Former Secretary of State Hillary Clinton on Thursday deflected harsh Republican criticism of her handling of the deadly 2012 attack in Benghazi, Libya, and urged her questioners in Congress to put US national security ahead of politics. At a sometimes heated hearing, Republicans accused the front-runner in the 2016 Democratic presidential race of misinforming the public about the cause of the attack by suspected Islamic militants that killed the US ambassador and three other Americans in Benghazi.

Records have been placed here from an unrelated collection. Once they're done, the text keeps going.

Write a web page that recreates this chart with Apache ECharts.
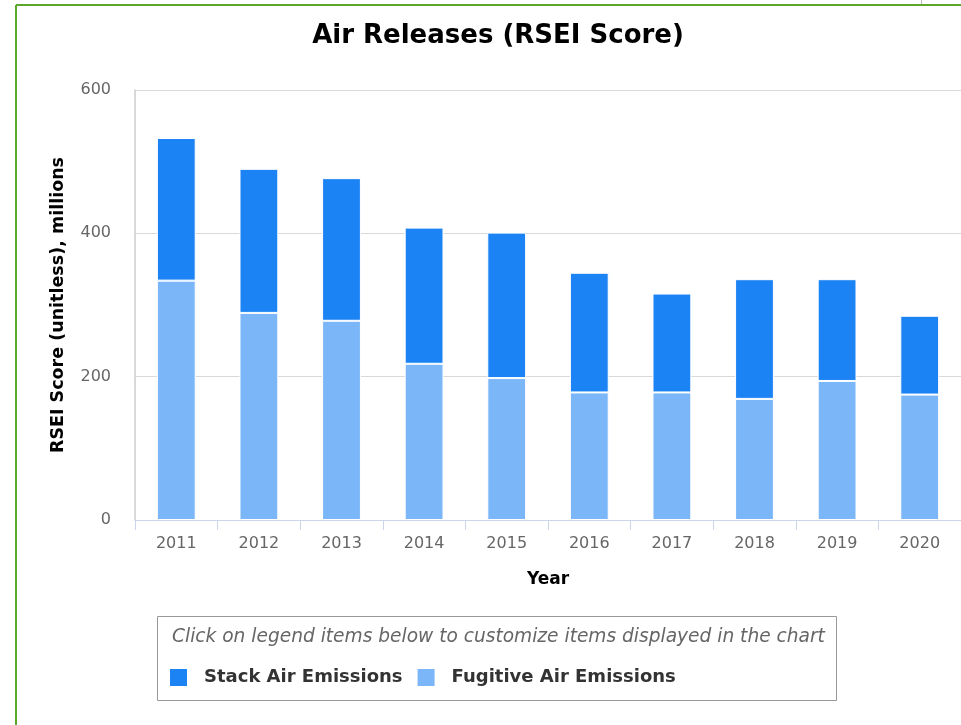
<!DOCTYPE html>
<html><head><meta charset="utf-8">
<script src="https://cdn.jsdelivr.net/npm/echarts@6/dist/echarts.min.js"></script>
<style>html,body{margin:0;padding:0;background:#fff}#c{width:961px;height:725px}</style>
</head><body><div id="c"></div>
<script>
var years = ['2011','2012','2013','2014','2015','2016','2017','2018','2019','2020'];
var fugitive = [334, 289, 278, 218, 198, 178, 178, 169, 194, 175];
var stack = [199, 201, 199, 190, 203, 167, 138, 167, 142, 110];
var yTicks = [0, 200, 400, 600];

var font = '"DejaVu Sans", sans-serif';
var chart = echarts.init(document.getElementById('c'));
chart.setOption({
  animation: false,
  textStyle: {fontFamily: font},
  title: {
    text: 'Air Releases (RSEI Score)',
    left: 493, top: 18, textAlign: 'center',
    textStyle: {fontSize: 26, fontWeight: 'bold', color: '#000', fontFamily: font}
  },
  graphic: [
    {type: 'line', shape: {x1: 16, y1: 5, x2: 961, y2: 5}, style: {stroke: '#5aa82a', lineWidth: 2}},
    {type: 'line', shape: {x1: 16, y1: 5, x2: 16, y2: 725}, style: {stroke: '#5aa82a', lineWidth: 2}},
    {type: 'line', shape: {x1: 921.5, y1: 0, x2: 921.5, y2: 4}, style: {stroke: '#bbb', lineWidth: 1}},
    {type: 'rect', shape: {x: 157.5, y: 616.5, width: 679, height: 84}, style: {fill: 'none', stroke: '#999', lineWidth: 1}},
    {type: 'text', left: 172, top: 628, style: {text: 'Click on legend items below to customize items displayed in the chart', fontSize: 18.6, fontStyle: 'italic', fill: '#666', fontFamily: font}}
  ],
  legend: {
    left: 163, top: 662, itemWidth: 19, itemHeight: 19, itemGap: 13, icon: 'rect',
    data: ['Stack Air Emissions', 'Fugitive Air Emissions'],
    textStyle: {fontSize: 18, fontWeight: 'bold', color: '#333', fontFamily: font, padding: [0, 0, 0, 11]}
  },
  grid: {left: 135, right: -2, top: 90, bottom: 205, containLabel: false},
  xAxis: {
    type: 'category', data: years,
    name: 'Year', nameLocation: 'middle', nameGap: 51,
    nameTextStyle: {fontSize: 17, fontWeight: 'bold', color: '#000', fontFamily: font},
    axisLine: {lineStyle: {color: '#ccd6eb', width: 1}},
    axisTick: {show: true, length: 10, lineStyle: {color: '#ccd6eb'}},
    axisLabel: {fontSize: 16, color: '#666', margin: 16, fontFamily: font}
  },
  yAxis: {
    type: 'value', min: 0, max: 600, interval: 200,
    name: 'RSEI Score (unitless), millions', nameLocation: 'middle', nameGap: 68,
    nameTextStyle: {fontSize: 17.5, fontWeight: 'bold', color: '#000', fontFamily: font},
    axisLine: {show: true, lineStyle: {color: '#cccccc', width: 1.5}},
    axisTick: {show: false},
    axisLabel: {fontSize: 16, color: '#666', margin: 24, fontFamily: font,
      formatter: function(v){ return yTicks.indexOf(v) >= 0 ? String(v) : ''; }},
    splitLine: {lineStyle: {color: '#d9d9d9'}}
  },
  series: [
    {name: 'Fugitive Air Emissions', type: 'bar', stack: 'a', data: fugitive, barWidth: '47%',
      itemStyle: {color: '#7ab6f8', borderColor: '#fff', borderWidth: 1}},
    {name: 'Stack Air Emissions', type: 'bar', stack: 'a', data: stack, barWidth: '47%',
      itemStyle: {color: '#1c83f4', borderColor: '#fff', borderWidth: 1}}
  ]
});
</script></body></html>
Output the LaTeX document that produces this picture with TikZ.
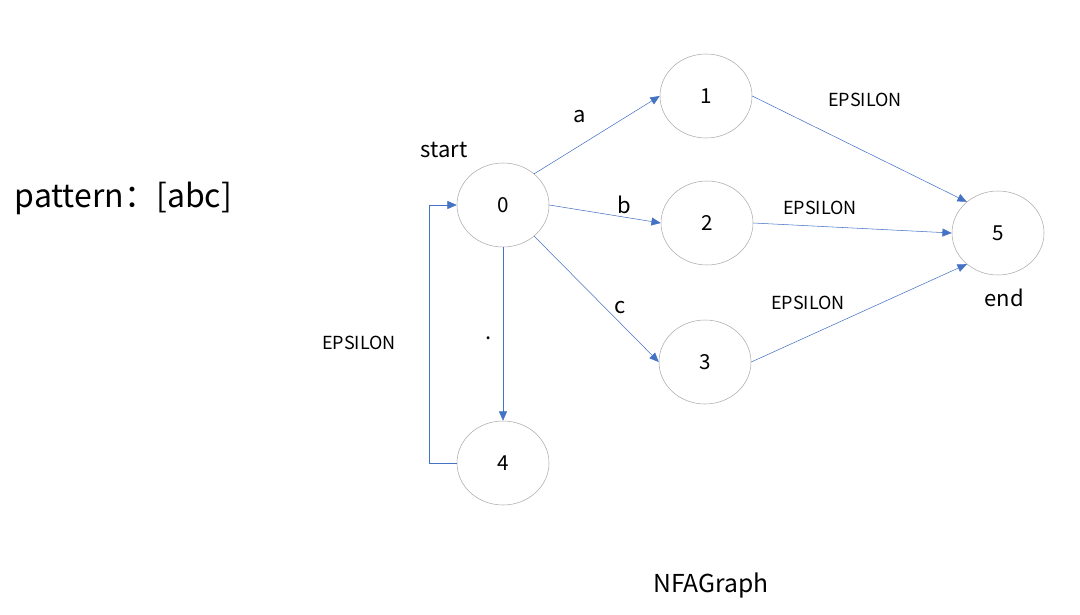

Republican Representative Jim Jordan said Clinton had misleadingly implied the attack was a reaction to an anti-Muslim video. On Thursday, Clinton, who denies suggesting the video was the cause, called Jordan's accusation "personally painful." "I've thought more about what happened than all of you put together," she told the Republican-led panel. "I've lost more sleep than all of you put together. I've been racking my brain about what could have been done, should have been done." The appearance before the Benghazi panel was a major political test for Clinton, who has been on a hot streak with a strong performance in last week's first Democratic debate and the news that her strongest potential challenger, Vice President Joe Biden, will not seek the Democratic nomination for the November 2016 election.
The hearing also follows weeks of political brawling over whether the Republican-led House committee's real goal was to puncture her front-running presidential prospects. The committee is made up of seven Republicans and five Democrats. Clinton told the panel the attacks must not discourage US action globally and said the incident already had been thoroughly investigated. "We need leadership at home to match our leadership abroad, leadership that puts national security ahead of politics and ideology," Clinton said in her only early reference to the political controversy that has dogged the panel. The panel has spent 17 months looking into the attacks that killed J. Christopher Stevens, the US ambassador to Libya, and three other Americans at the US mission compound.